There is a myth that there is a difference between a Constant Load and a Constant Gap setup. In physics terms there is no difference. A load gives a (negative) gap and a (negative) gap (Depth in the language of RRC) gives a load. Indeed, one way to calibrate the load provided by your Constant Load system is to measure the footprint at a given load, measure the depth of compression of the rubber (i.e. the negative gap) and use the RRC to play with Load values till the Depth/Contact values come out satisfactorily (tweaking the value of Shore along the way to get the effective modulus right).

Of course there is a practical difference in terms of how best to control the system and some prefer Constant Pressure and others prefer Constant Gap. What is important is to know what your Contact/Depth/PMax are for any given settings then use your favoured control system to ensure that your web gets the required treatment when passing through the nip, and that that treatment is in control as other parameters vary in your process.

Integrated Pressure

Your nip is supposed to give some combination of pressure and time in order to do what it has to do. The Time output is therefore a useful indication of whether the combination of nip load, rubber and speed will give be able to achieve the required goals. Doubling the speed is easy, so to keep the same time within the nip "all" that is required is to double the Contact. But as discussed above, the Contact depends on the NipLoad to the 1/3 power, so to double the Contact requires the NipLoad to be increased by a factor of 8. If this is impossible then some combination of increased pressure (a factor of 2.5?), reduced Shore Hardness (60 down to 40?) and increase of the roller diameters (50% more?) can give the required time. These are all approximations, of course, but far superior to mere guesswork.

To Crown or Not to Crown?

Everyone agrees that a bad crown (e.g. a linear profile with a sharp point in the middle!) is worse than no crown. After that, opinions diverge strongly. What is not in dispute is that the load applied to the steel roller will cause it to deform and the size of that deformation can be estimated readily via standard engineering. The Crown figure comes from the combined effect of the NipLoad applied evenly across the roller, the OD and ID of the steel roller, the standard modulus for steel and standard calculations via "moments of inertia". This figure is a good starting point for discussion. If the calculated crown is small then it is certainly not worth the time/expense of creating a crowned roller to compensate - the errors in the manufacture of the crowned roller will be larger than the crown itself. But hold on a moment. Suppose you have to double the line speed and want to keep the same integrated pressure. If this means increasing the NipLoad by a factor of 8 then the crown itself increases by a factor of 8 (these physics are linear) - so for high-speed running a crown might be necessary. That's why we have calculators - to allow you and the team to easily play around with ideas. The alternative to crowning is to have a thicker steel shell (i.e. smaller ID for a given OD) or to go to a narrower width - roller deflection goes as Width^3 for a given constant load.
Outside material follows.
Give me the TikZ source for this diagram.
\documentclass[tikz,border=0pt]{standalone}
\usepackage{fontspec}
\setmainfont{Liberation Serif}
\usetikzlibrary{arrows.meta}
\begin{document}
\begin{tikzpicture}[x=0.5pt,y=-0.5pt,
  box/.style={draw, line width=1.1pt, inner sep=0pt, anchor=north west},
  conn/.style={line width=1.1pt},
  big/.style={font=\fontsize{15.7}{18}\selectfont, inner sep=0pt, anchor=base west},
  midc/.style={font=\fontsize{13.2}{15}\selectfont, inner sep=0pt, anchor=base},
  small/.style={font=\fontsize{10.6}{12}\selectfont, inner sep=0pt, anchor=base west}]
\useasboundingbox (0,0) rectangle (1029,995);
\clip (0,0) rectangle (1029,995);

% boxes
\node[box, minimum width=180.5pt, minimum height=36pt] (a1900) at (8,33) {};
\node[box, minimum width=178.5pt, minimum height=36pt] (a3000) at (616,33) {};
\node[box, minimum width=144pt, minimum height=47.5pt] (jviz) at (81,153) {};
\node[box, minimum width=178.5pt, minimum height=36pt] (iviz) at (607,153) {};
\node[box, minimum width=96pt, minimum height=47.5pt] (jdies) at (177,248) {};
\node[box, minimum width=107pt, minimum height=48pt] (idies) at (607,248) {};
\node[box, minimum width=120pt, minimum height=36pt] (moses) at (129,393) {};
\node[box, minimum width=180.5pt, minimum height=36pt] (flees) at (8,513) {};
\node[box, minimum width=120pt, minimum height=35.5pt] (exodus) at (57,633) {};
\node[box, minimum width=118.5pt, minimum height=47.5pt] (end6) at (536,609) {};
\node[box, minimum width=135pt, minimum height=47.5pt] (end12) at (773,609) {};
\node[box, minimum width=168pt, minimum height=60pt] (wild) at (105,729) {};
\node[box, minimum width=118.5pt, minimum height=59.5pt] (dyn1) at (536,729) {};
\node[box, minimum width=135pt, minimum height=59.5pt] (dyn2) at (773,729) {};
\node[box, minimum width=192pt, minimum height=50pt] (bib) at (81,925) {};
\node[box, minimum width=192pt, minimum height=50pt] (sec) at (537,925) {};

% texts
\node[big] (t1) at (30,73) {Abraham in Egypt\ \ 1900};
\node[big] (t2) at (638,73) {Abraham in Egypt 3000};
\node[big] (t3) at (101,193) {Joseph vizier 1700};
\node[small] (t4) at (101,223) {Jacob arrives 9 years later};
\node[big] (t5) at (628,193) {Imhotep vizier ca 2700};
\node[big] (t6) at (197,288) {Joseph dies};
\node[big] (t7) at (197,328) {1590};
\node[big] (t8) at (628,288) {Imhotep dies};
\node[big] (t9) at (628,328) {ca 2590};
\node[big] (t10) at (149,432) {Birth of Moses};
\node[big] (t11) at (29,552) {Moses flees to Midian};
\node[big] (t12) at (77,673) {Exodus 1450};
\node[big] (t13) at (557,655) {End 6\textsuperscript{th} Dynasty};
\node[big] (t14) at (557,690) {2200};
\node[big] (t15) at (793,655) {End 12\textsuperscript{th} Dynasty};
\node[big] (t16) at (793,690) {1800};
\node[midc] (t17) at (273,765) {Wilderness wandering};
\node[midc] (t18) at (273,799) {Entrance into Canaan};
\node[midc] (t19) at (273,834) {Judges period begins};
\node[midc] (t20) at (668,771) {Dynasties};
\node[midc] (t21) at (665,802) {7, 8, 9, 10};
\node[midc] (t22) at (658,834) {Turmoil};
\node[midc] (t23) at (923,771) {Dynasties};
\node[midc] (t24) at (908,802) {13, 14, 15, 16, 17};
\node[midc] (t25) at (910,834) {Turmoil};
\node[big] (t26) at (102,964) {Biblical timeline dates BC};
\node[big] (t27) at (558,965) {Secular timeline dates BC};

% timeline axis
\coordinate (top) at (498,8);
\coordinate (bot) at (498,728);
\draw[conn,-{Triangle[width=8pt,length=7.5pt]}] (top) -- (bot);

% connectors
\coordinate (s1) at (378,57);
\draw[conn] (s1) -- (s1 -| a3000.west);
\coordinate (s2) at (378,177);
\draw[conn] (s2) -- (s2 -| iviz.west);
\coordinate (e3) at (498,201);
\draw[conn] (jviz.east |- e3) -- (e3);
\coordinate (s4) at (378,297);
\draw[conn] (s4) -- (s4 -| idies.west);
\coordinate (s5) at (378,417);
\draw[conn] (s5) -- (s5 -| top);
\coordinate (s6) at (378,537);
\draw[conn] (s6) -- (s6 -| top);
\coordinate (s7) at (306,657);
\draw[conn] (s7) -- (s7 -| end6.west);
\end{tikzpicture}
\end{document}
Please note that for simplicity the rubber roller is assumed to be non-deformable. The rubber roller diameter is used only for calculations involving nip pressure and footprint. It has been argued (rightly) that more often than not the rubber roller is the one more easily deflected. Just enter the values for the most deflectable roller into the "steel" roller values and the diameter of the other roller into the "rubber" OD.

The Walker Deflection-Indentation Ratio

It is always ideal to have the minimum deflection or to create a crowned roller if your deflection is too large. But sometimes it's not possible for reasons of cost or practicality. Web-handling expert Tim Walker (who provided the diagram above) has shown that a thicker rubber covering may allow you to have an acceptable nip pressure profile if the deflection of the roller (calculated as the crown) is well-absorbed by indentation in the rubber. If Deflection/Indentation is < 0.2 then nip load and pressure variations will be below 20% and may be good enough for all but the fussiest of laminations. In addition, Tim says that a D values in the 0.05-0.15mm range are generally OK, implying I values in the 0.25-0.75mm range.